Brenda Hale, President of Roanoke Chapter of the NAACP
Brenda Hale President of the NAACP Roanoke Branch said of Monday morning’s Diversity Report to Roanoke City Council that she “was a little disappointed in the staff racial mix.” Besides the racial mix Hale thought the city’s largest employer’s gender mix was also inadequate.
Caroline Glover, director of human resources gave council an overview of Roanoke City’s diverse workforce of 1,621 employees. Males make up 64.16 percent while females make up 35.84 of the city’s workforce. Female promotions lagged male promotions in 2010.
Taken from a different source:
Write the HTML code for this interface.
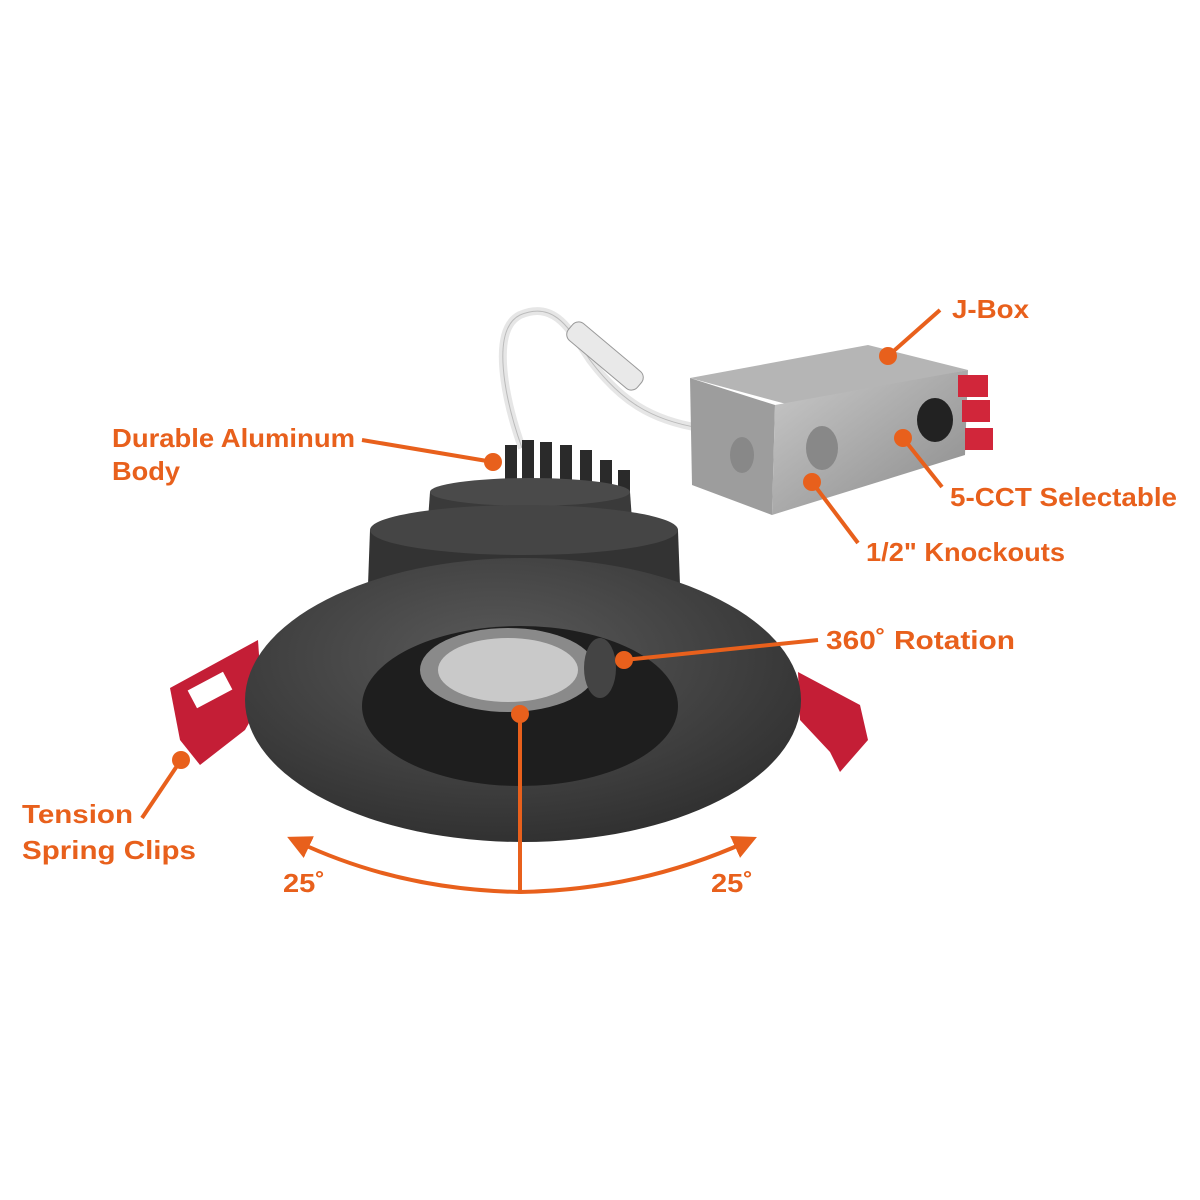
<!DOCTYPE html>
<html><head><meta charset="utf-8"><style>
html,body{margin:0;padding:0;background:#fff}
svg{display:block}
text{font-family:"Liberation Sans",Arial,sans-serif;font-weight:bold;fill:#e8601c;font-size:26px}
</style></head><body>
<svg width="1200" height="1200" viewBox="0 0 1200 1200" xmlns="http://www.w3.org/2000/svg">
<defs>
<radialGradient id="trim" cx="0.45" cy="0.35" r="0.7">
<stop offset="0" stop-color="#5a5a5a"/><stop offset="1" stop-color="#2e2e2e"/></radialGradient>
<linearGradient id="box" x1="0" y1="0" x2="1" y2="1">
<stop offset="0" stop-color="#c9c9c9"/><stop offset="1" stop-color="#8a8a8a"/></linearGradient>
<marker id="ah" viewBox="0 0 10 10" refX="5" refY="5" markerWidth="6" markerHeight="6" orient="auto-start-reverse">
<path d="M0,0 L10,5 L0,10 z" fill="#e8601c"/></marker>
</defs>
<path d="M522,448 C505,400 490,330 520,315 C555,300 570,330 590,360 C620,400 650,420 700,428" fill="none" stroke="#e6e6e6" stroke-width="8"/>
<path d="M522,448 C505,400 490,330 520,315 C555,300 570,330 590,360 C620,400 650,420 700,428" fill="none" stroke="#bbb" stroke-width="1"/>
<rect x="560" y="345" width="90" height="22" rx="8" fill="#e9e9e9" stroke="#999" transform="rotate(40 605 356)"/>
<polygon points="690,378 868,345 968,370 790,405" fill="#b5b5b5"/>
<polygon points="690,378 775,405 772,515 692,485" fill="#9d9d9d"/>
<polygon points="775,405 968,370 965,455 772,515" fill="url(#box)"/>
<ellipse cx="742" cy="455" rx="12" ry="18" fill="#888"/>
<ellipse cx="822" cy="448" rx="16" ry="22" fill="#888"/>
<ellipse cx="935" cy="420" rx="18" ry="22" fill="#222"/>
<rect x="958" y="375" width="30" height="22" fill="#d1263a"/>
<rect x="962" y="400" width="28" height="22" fill="#d1263a"/>
<rect x="965" y="428" width="28" height="22" fill="#d1263a"/>
<polygon points="170,688 258,640 262,700 245,730 200,765 180,740" fill="#c41e36"/>
<rect x="190" y="680" width="40" height="20" fill="#fff" transform="rotate(-28 210 690)"/>
<polygon points="798,672 860,705 868,740 840,772 830,752 800,720" fill="#c41e36"/>
<g fill="#2a2a2a">
<rect x="505" y="445" width="12" height="50"/><rect x="522" y="440" width="12" height="55"/>
<rect x="540" y="442" width="12" height="53"/><rect x="560" y="445" width="12" height="50"/>
<rect x="580" y="450" width="12" height="45"/><rect x="600" y="460" width="12" height="35"/>
<rect x="618" y="470" width="12" height="25"/>
</g>
<path d="M430,492 L630,492 L632,520 L428,520 Z" fill="#3a3a3a"/>
<ellipse cx="530" cy="492" rx="100" ry="14" fill="#4a4a4a"/>
<path d="M370,530 L678,530 L680,585 L368,585 Z" fill="#333"/>
<ellipse cx="524" cy="530" rx="154" ry="25" fill="#454545"/>
<ellipse cx="523" cy="700" rx="278" ry="142" fill="url(#trim)"/>
<ellipse cx="520" cy="706" rx="158" ry="80" fill="#1e1e1e"/>
<ellipse cx="508" cy="670" rx="88" ry="42" fill="#8a8a8a"/>
<ellipse cx="508" cy="670" rx="70" ry="32" fill="#c9c9c9"/>
<ellipse cx="600" cy="668" rx="16" ry="30" fill="#444"/>
<g stroke="#e8601c" stroke-width="4" fill="none">
<line x1="520" y1="714" x2="520" y2="892"/>
<path d="M520,892 Q400,890 298,842" marker-end="url(#ah)"/>
<path d="M520,892 Q640,890 746,842" marker-end="url(#ah)"/>
<line x1="362" y1="440" x2="493" y2="462"/>
<line x1="940" y1="310" x2="888" y2="356"/>
<line x1="942" y1="487" x2="903" y2="438"/>
<line x1="858" y1="543" x2="812" y2="482"/>
<line x1="818" y1="640" x2="624" y2="660"/>
<line x1="142" y1="818" x2="181" y2="760"/>
</g>
<g fill="#e8601c">
<circle cx="493" cy="462" r="9"/><circle cx="888" cy="356" r="9"/><circle cx="903" cy="438" r="9"/>
<circle cx="812" cy="482" r="9"/><circle cx="624" cy="660" r="9"/><circle cx="181" cy="760" r="9"/>
<circle cx="520" cy="714" r="9"/>
</g>
<text x="952" y="318" textLength="77" lengthAdjust="spacingAndGlyphs">J-Box</text>
<text x="112" y="447" textLength="243" lengthAdjust="spacingAndGlyphs">Durable Aluminum</text>
<text x="112" y="480" textLength="68" lengthAdjust="spacingAndGlyphs">Body</text>
<text x="950" y="506" textLength="227" lengthAdjust="spacingAndGlyphs">5-CCT Selectable</text>
<text x="866" y="561" textLength="199" lengthAdjust="spacingAndGlyphs">1/2" Knockouts</text>
<text x="826" y="649" textLength="189" lengthAdjust="spacingAndGlyphs">360˚ Rotation</text>
<text x="22" y="823" textLength="111" lengthAdjust="spacingAndGlyphs">Tension</text>
<text x="22" y="859" textLength="174" lengthAdjust="spacingAndGlyphs">Spring Clips</text>
<text x="283" y="892" textLength="42" lengthAdjust="spacingAndGlyphs">25˚</text>
<text x="711" y="892" textLength="42" lengthAdjust="spacingAndGlyphs">25˚</text>
</svg>
</body></html>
Hale wondered the position level females were hired into compared to males. “Are they being hired in management or supervisory positions or are they glorified custodians,” asked Hale. By not capturing new hire work assignments left questions for Hale.
As of April Roanoke City’s minority population stands at 31.22 percent as recorded by the VEC. Roanoke City’s minority workforce is somewhat lower at 21 percent. The percent of minority new hires came in at about the same percentage.
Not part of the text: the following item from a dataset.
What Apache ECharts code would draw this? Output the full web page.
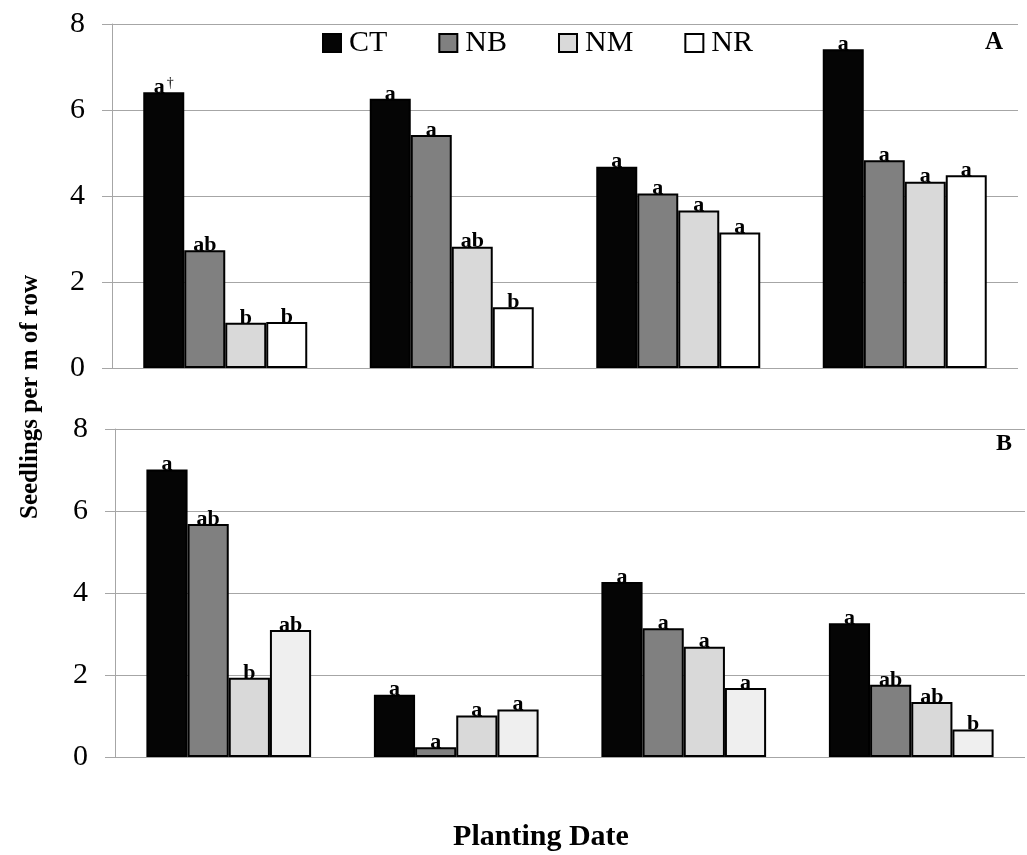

Staff hiring has picked up in 2010 compared to the lean years of 2008-2009. Prior year calculations reflect years of downsizing and seemed to have hit females more than males. In 2010 hiring picked up to a more normal rate thought assistant city manager, Sherman Stovall.
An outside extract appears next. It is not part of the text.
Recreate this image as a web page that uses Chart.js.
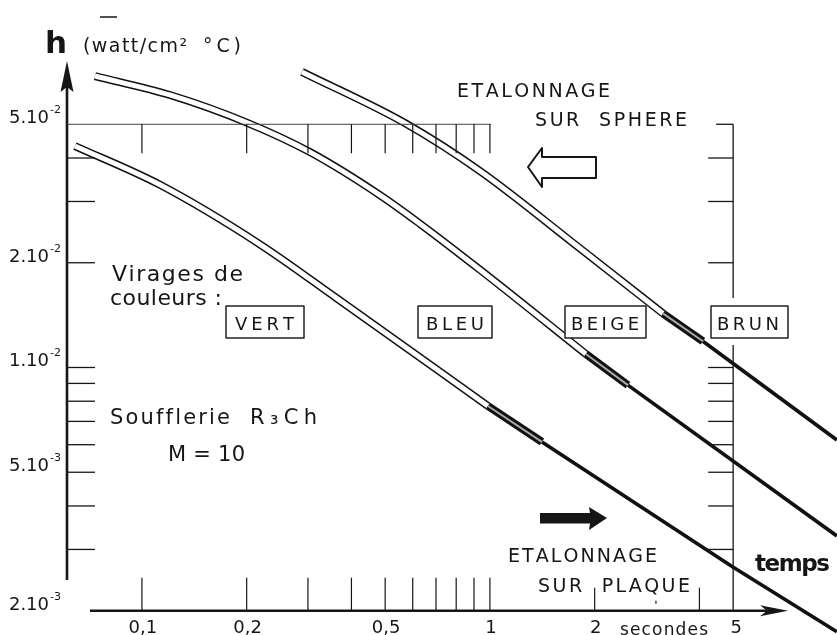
<!DOCTYPE html>
<html>
<head>
<meta charset="utf-8">
<script src="https://cdn.jsdelivr.net/npm/chart.js@4.4.1/dist/chart.umd.min.js"></script>
<style>
  html, body { margin: 0; padding: 0; background: #fff; overflow: hidden; }
  #wrap { position: relative; width: 837px; height: 635px; }
</style>
</head>
<body>
<div id="wrap"><canvas id="c"></canvas></div>
<script>
// Heat transfer coefficient h (watt/cm² °C) against time (s), log-log.
// Each curve: double-line part, colour-change marker, then thick single line.
const curve1T = [0.0642, 0.1127, 0.2183, 0.3634, 0.987, 1.411, 4.99, 9.93];
const curve1H = [0.0433, 0.0335, 0.0226, 0.0158, 0.00775, 0.00611, 0.00267, 0.00174];
const curve1Mark = [0.987, 1.411];

const curve2T = [0.0733, 0.1203, 0.2017, 0.304, 0.483, 0.629, 0.936, 1.887, 2.492, 9.93];
const curve2H = [0.0688, 0.0607, 0.0504, 0.0416, 0.0313, 0.0259, 0.0191, 0.01093, 0.0089, 0.00328];
const curve2Mark = [1.887, 2.492];

const curve3T = [0.2883, 0.570, 0.936, 1.814, 3.142, 4.093, 9.93];
const curve3H = [0.0707, 0.0504, 0.0367, 0.0220, 0.0143, 0.0119, 0.00619];
const curve3Mark = [3.142, 4.093];

// axis graduations
const hTicks = [0.04, 0.03, 0.02, 0.01, 0.009, 0.008, 0.007, 0.006, 0.005, 0.004, 0.003];
const tTicksFine = [0.1, 0.2, 0.3, 0.4, 0.5, 0.6, 0.7, 0.8, 0.9, 1];
const tTicksCoarse = [2, 4];
const tTickDot = [3];
const hLabelValues = [0.05, 0.02, 0.01, 0.005, 0.002];
const hLabelMant = ['5.10', '2.10', '1.10', '5.10', '2.10'];
const hLabelExp = ['-2', '-2', '-2', '-3', '-3'];
const tLabelValues = [0.1, 0.2, 0.5, 1, 2, 5];
const tLabelText = ['0,1', '0,2', '0,5', '1', '2', '5'];
const colourStages = ['VERT', 'BLEU', 'BEIGE', 'BRUN'];

function split(T, H, mark) {
  const pts = T.map((t, i) => ({ x: t, y: H[i] }));
  return {
    dbl: pts.filter(p => p.x <= mark[0]),
    mk: pts.filter(p => p.x >= mark[0] && p.x <= mark[1]),
    tail: pts.filter(p => p.x >= mark[1])
  };
}

const curves = [
  split(curve1T, curve1H, curve1Mark),
  split(curve2T, curve2H, curve2Mark),
  split(curve3T, curve3H, curve3Mark)
];

const datasets = [];
curves.forEach((c, i) => {
  const base = { pointRadius: 0, fill: false, borderCapStyle: 'butt', borderJoinStyle: 'round' };
  const smooth = { cubicInterpolationMode: 'monotone' };
  datasets.push(Object.assign({}, base, smooth, { label: 'c' + i + '-outer', data: c.dbl, borderColor: '#111', borderWidth: 8, order: 5 }));
  datasets.push(Object.assign({}, base, smooth, { label: 'c' + i + '-inner', data: c.dbl, borderColor: '#fff', borderWidth: 5, order: 4 }));
  datasets.push(Object.assign({}, base, { label: 'c' + i + '-tail', data: c.tail, borderColor: '#111', borderWidth: 3.6, tension: 0, order: 3 }));
  datasets.push(Object.assign({}, base, { label: 'c' + i + '-mark', data: c.mk, borderColor: '#111', borderWidth: 8, tension: 0, order: 2 }));
  datasets.push(Object.assign({}, base, { label: 'c' + i + '-markin', data: c.mk, borderColor: '#a8a8a8', borderWidth: 2, tension: 0, order: 1 }));
});

const INK = '#161616';

function spaced(ctx, text, x1, x2, base, font) {
  ctx.font = font;
  const chars = [...text];
  const w = chars.map(ch => ctx.measureText(ch).width);
  const total = w.reduce((a, b) => a + b, 0);
  const gap = chars.length > 1 ? (x2 - x1 - total) / (chars.length - 1) : 0;
  ctx.textAlign = 'left';
  ctx.textBaseline = 'alphabetic';
  let x = x1;
  chars.forEach((ch, i) => { ctx.fillText(ch, x, base); x += w[i] + gap; });
}

function line(ctx, x1, y1, x2, y2, w) {
  ctx.lineWidth = w;
  ctx.beginPath();
  ctx.moveTo(x1, y1);
  ctx.lineTo(x2, y2);
  ctx.stroke();
}

const FONT = '"DejaVu Sans", "Open Sans", sans-serif';

const decor = {
  id: 'decor',
  beforeDraw(chart) {
    const ctx = chart.ctx;
    ctx.save();
    ctx.fillStyle = '#fff';
    ctx.fillRect(0, 0, chart.width, chart.height);
    ctx.restore();
  },
  afterDatasetsDraw(chart) {
    const ctx = chart.ctx;
    const X = v => chart.scales.x.getPixelForValue(v);
    const Y = v => chart.scales.y.getPixelForValue(v);
    ctx.save();
    ctx.strokeStyle = INK;
    ctx.fillStyle = INK;
    ctx.lineCap = 'butt';

    // vertical h axis with arrow head
    const ax = 67;
    line(ctx, ax, 80, ax, 580, 2.6);
    ctx.beginPath();
    ctx.moveTo(ax, 61);
    ctx.lineTo(ax + 6.5, 92);
    ctx.lineTo(ax, 87);
    ctx.lineTo(ax - 6.5, 92);
    ctx.closePath();
    ctx.fill();

    // graduations on the h axis
    hTicks.forEach(v => line(ctx, ax, Y(v), ax + 28, Y(v), 1.3));

    // upper reference line at 5.10^-2 with hanging time graduations
    ctx.strokeStyle = '#444';
    line(ctx, ax, Y(0.05), X(1) + 1, Y(0.05), 1);
    ctx.strokeStyle = INK;
    tTicksFine.forEach(t => line(ctx, X(t), Y(0.05), X(t), Y(0.05) + 29, 1.2));

    // time axis with arrow head
    const by = Y(0.002);
    line(ctx, 90, by, 768, by, 2.6);
    ctx.beginPath();
    ctx.moveTo(788, by);
    ctx.lineTo(760, by - 5.5);
    ctx.lineTo(767, by);
    ctx.lineTo(760, by + 5.5);
    ctx.closePath();
    ctx.fill();
    tTicksFine.forEach(t => line(ctx, X(t), by, X(t), by - 33, 1.2));
    tTicksCoarse.forEach(t => line(ctx, X(t), by, X(t), by - 23, 1.2));
    tTickDot.forEach(t => line(ctx, X(t), by - 7, X(t), by - 10, 1.2));

    // secondary h scale standing at t = 5 s
    const rx = X(5);
    line(ctx, rx, Y(0.05), rx, 298, 1.3);
    line(ctx, rx, 345, rx, by, 1.3);
    line(ctx, rx - 17, Y(0.05), rx, Y(0.05), 1.3);
    hTicks.forEach(v => {
      const yy = Y(v);
      if (yy > 298 && yy < 345) return;
      line(ctx, rx - (v === 0.003 ? 30 : 25), yy, rx, yy, 1.3);
    });

    // small overline mark above h
    line(ctx, 100, 17, 117, 17, 1.5);

    // hollow arrow (sphere calibration, pointing left)
    ctx.lineWidth = 2;
    ctx.lineJoin = 'round';
    ctx.beginPath();
    ctx.moveTo(528, 167);
    ctx.lineTo(542, 148);
    ctx.lineTo(542, 157);
    ctx.lineTo(596, 157);
    ctx.lineTo(596, 178);
    ctx.lineTo(542, 178);
    ctx.lineTo(542, 187);
    ctx.closePath();
    ctx.fillStyle = '#fff';
    ctx.fill();
    ctx.stroke();

    // solid arrow (plate calibration, pointing right)
    ctx.fillStyle = INK;
    ctx.beginPath();
    ctx.moveTo(540, 513);
    ctx.lineTo(590, 513);
    ctx.lineTo(589, 507);
    ctx.lineTo(607, 518);
    ctx.lineTo(589, 530);
    ctx.lineTo(590, 523.5);
    ctx.lineTo(540, 523.5);
    ctx.closePath();
    ctx.fill();

    // colour-change boxes
    const boxes = [[226, 304], [418, 492], [565, 646], [711, 788]];
    const texts = [[235, 294], [426, 484], [571, 639], [717, 779]];
    ctx.lineWidth = 1.5;
    ctx.strokeStyle = '#222';
    boxes.forEach((b, i) => {
      ctx.fillStyle = '#fff';
      ctx.fillRect(b[0], 306, b[1] - b[0], 32);
      ctx.strokeRect(b[0], 306, b[1] - b[0], 32);
      ctx.fillStyle = INK;
      spaced(ctx, colourStages[i], texts[i][0], texts[i][1], 329.5, '18px ' + FONT);
    });
    ctx.restore();
  },
  afterDraw(chart) {
    const ctx = chart.ctx;
    const X = v => chart.scales.x.getPixelForValue(v);
    const Y = v => chart.scales.y.getPixelForValue(v);
    ctx.save();
    ctx.fillStyle = INK;

    // h axis labels with exponents
    hLabelValues.forEach((v, i) => {
      const base = Y(v) - 1;
      spaced(ctx, hLabelMant[i], 9, 49, base, '18px ' + FONT);
      ctx.font = '11px ' + FONT;
      ctx.fillText(hLabelExp[i], 50, base - 10);
    });

    // time labels
    ctx.font = '18px ' + FONT;
    ctx.textAlign = 'center';
    ctx.textBaseline = 'alphabetic';
    tLabelValues.forEach((v, i) => {
      ctx.fillText(tLabelText[i], X(v) + (v === 5 ? 3 : 1), 633);
    });
    spaced(ctx, 'secondes', 620, 708, 635, '17px ' + FONT);

    // axis titles
    ctx.font = 'bold 31px ' + FONT;
    ctx.textAlign = 'left';
    ctx.fillText('h', 45, 53);
    spaced(ctx, '(watt/cm²', 83, 187, 52, '19px ' + FONT);
    spaced(ctx, '°C)', 203, 241, 52, '19px ' + FONT);
    spaced(ctx, 'temps', 755, 830, 571, 'bold 23px ' + FONT);

    // annotations
    spaced(ctx, 'ETALONNAGE', 457, 610, 97, '19px ' + FONT);
    spaced(ctx, 'SUR  SPHERE', 535, 687, 126, '19px ' + FONT);
    spaced(ctx, 'ETALONNAGE', 508, 657, 562, '19px ' + FONT);
    spaced(ctx, 'SUR  PLAQUE', 538, 690, 592, '19px ' + FONT);
    spaced(ctx, 'Virages de', 112, 243, 281, '22px ' + FONT);
    spaced(ctx, 'couleurs :', 110, 222, 305, '22px ' + FONT);
    spaced(ctx, 'Soufflerie', 110, 230, 424, '21px ' + FONT);
    spaced(ctx, 'R₃Ch', 250, 317, 424, '21px ' + FONT);
    spaced(ctx, 'M = 10', 168, 245, 461, '21px ' + FONT);
    ctx.restore();
  }
};

new Chart(document.getElementById('c'), {
  type: 'line',
  data: { datasets },
  options: {
    responsive: true,
    maintainAspectRatio: false,
    animation: false,
    events: [],
    layout: { padding: 0 },
    plugins: { legend: { display: false }, tooltip: { enabled: false } },
    scales: {
      x: { type: 'logarithmic', min: 0.0391, max: 9.94, display: false },
      y: { type: 'logarithmic', min: 0.001703, max: 0.1138, display: false }
    }
  },
  plugins: [decor]
});
</script>
</body>
</html>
Glover admitted that Fire/EMS is “predominantly a white male dominated environment.” There is a struggle in the Public Works department getting skill applicants and diversity is minimal she said.
Budget cuts have required a reduction in the professional development in leadership program. A smaller budge has led to the city being very selective in the recruiting of new employees. No-cost or low-cost job fairs are the norm. Human Resources works closely with Total Action against Poverty and other organizations.
Councilman Ray Ferris said he’d like to see the percentage of minority applicants to determine if either minorities were not applying or not being hired.
Hale believes that qualifications for city positions need to be clearly defined. If a minority applicant is not qualified then “It sets them up to fail – it takes away their hope,” she said. Vocational education plays a big part in succeeding in many of the city’s positions.
Hale was dismayed by the “total silence on military veteran recruitment.” Veterans are already a trained skilled workforce. “It doesn’t get any better than that,” she said. The Non-Commissioned Officer Association is where they should be looking thought Hale.
Glover explained that applicants recruited have a hard time getting through the Police and Fire/EMS academy. Stovall said that they had been more aggressive in recruiting minorities in the past. They plan to step it up again as the budget improves.